--- begin Given data ---

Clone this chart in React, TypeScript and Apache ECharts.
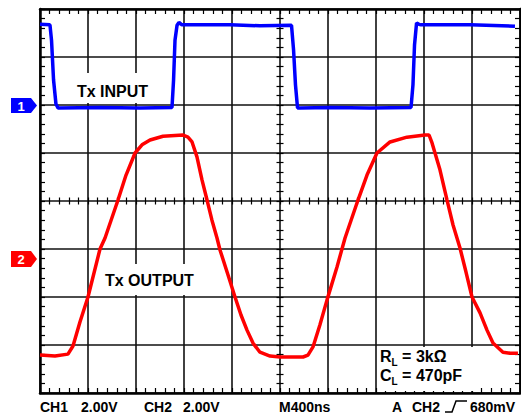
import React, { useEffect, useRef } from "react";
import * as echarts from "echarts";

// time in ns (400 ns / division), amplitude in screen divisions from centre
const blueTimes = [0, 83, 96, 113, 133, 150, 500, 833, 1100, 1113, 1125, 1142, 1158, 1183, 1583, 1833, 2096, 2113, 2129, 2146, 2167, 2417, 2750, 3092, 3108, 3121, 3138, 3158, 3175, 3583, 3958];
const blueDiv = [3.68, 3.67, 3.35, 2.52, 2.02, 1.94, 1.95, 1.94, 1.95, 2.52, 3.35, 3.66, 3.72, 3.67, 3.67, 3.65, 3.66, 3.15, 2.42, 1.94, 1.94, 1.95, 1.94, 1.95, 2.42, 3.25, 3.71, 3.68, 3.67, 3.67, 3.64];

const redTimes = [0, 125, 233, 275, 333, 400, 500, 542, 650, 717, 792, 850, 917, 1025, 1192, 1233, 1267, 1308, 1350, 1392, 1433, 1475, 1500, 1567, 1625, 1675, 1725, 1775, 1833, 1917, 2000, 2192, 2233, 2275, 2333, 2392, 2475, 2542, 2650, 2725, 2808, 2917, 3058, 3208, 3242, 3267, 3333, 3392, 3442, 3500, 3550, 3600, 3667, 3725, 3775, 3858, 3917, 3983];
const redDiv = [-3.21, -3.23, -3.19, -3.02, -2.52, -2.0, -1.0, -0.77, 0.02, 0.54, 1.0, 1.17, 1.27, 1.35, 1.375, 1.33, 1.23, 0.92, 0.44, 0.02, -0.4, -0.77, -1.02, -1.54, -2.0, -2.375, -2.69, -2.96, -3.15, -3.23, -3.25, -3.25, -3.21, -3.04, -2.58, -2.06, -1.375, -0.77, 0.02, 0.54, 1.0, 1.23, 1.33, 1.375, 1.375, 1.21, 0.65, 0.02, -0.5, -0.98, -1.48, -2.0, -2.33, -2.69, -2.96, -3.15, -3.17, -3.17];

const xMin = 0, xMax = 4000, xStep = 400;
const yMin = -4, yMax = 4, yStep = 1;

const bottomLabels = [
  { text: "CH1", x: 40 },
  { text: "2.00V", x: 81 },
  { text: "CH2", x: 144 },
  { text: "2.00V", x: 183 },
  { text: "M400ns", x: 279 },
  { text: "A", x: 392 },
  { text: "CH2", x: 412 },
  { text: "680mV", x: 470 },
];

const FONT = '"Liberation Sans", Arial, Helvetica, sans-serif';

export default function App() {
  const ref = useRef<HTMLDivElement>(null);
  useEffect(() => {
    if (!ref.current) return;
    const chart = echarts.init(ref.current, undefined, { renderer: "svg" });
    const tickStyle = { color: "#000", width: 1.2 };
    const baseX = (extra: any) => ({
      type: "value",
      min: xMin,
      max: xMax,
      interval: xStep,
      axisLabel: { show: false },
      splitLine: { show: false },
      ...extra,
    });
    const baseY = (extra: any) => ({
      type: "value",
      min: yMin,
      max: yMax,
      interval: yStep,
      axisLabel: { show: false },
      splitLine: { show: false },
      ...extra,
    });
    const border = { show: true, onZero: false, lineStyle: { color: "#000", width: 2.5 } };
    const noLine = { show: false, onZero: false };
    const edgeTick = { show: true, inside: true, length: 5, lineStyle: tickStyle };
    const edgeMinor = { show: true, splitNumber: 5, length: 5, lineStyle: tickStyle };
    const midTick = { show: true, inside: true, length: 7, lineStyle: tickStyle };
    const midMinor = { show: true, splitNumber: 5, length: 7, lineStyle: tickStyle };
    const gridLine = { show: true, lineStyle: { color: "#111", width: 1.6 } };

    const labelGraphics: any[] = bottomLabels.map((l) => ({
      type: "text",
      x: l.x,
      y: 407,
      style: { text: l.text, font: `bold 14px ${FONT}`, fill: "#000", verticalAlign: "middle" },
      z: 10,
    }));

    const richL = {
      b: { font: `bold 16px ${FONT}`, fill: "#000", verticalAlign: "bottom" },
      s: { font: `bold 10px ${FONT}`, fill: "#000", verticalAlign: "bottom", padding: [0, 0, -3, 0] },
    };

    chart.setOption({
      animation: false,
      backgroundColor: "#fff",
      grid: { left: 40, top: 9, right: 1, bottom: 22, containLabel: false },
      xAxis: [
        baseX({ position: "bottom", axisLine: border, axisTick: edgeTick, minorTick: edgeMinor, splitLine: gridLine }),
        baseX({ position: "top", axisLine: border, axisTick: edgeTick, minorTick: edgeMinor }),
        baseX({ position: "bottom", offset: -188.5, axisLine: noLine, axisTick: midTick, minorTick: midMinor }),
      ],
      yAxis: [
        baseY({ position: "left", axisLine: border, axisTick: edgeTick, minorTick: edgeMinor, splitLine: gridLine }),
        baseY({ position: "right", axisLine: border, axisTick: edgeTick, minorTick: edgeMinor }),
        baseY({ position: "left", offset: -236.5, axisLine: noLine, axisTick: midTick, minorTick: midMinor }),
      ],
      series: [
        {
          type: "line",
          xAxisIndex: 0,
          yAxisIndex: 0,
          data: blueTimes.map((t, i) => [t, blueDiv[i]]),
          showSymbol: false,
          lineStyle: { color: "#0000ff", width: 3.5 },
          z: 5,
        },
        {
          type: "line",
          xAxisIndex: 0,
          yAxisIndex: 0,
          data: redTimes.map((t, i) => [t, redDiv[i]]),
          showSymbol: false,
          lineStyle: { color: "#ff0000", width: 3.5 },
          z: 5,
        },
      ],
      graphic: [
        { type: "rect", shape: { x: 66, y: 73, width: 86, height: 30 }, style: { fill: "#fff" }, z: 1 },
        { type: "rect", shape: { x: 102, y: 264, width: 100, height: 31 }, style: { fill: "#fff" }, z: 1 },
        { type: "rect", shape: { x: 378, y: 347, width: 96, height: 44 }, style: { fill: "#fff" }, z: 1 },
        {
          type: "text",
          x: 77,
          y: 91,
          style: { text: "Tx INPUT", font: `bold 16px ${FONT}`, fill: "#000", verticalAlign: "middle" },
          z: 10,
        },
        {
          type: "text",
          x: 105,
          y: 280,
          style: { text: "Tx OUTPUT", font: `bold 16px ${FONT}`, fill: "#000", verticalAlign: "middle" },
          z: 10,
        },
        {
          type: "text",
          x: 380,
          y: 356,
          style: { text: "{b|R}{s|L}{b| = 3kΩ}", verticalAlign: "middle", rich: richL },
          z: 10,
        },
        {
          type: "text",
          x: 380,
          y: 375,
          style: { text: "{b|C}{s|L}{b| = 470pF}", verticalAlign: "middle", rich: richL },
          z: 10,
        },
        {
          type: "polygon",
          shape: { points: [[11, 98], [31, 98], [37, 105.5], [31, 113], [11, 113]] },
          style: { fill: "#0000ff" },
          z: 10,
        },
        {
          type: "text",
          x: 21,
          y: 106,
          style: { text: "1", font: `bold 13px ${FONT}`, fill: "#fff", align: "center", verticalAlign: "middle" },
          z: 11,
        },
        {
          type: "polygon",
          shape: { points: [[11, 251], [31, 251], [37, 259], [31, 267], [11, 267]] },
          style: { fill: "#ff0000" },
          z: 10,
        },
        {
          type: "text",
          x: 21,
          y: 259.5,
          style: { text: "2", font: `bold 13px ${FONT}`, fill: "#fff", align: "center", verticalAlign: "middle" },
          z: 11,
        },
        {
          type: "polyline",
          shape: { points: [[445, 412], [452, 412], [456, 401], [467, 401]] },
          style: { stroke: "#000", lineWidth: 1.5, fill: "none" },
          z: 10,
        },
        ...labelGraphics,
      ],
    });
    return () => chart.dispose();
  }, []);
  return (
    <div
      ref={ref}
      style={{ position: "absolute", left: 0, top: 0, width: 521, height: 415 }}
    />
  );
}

--- end Given data ---

> Exercise goal:
Pick out and copy every line that contains the word "React".

> The output:
Clone this chart in React, TypeScript and Apache ECharts.
import React, { useEffect, useRef } from "react";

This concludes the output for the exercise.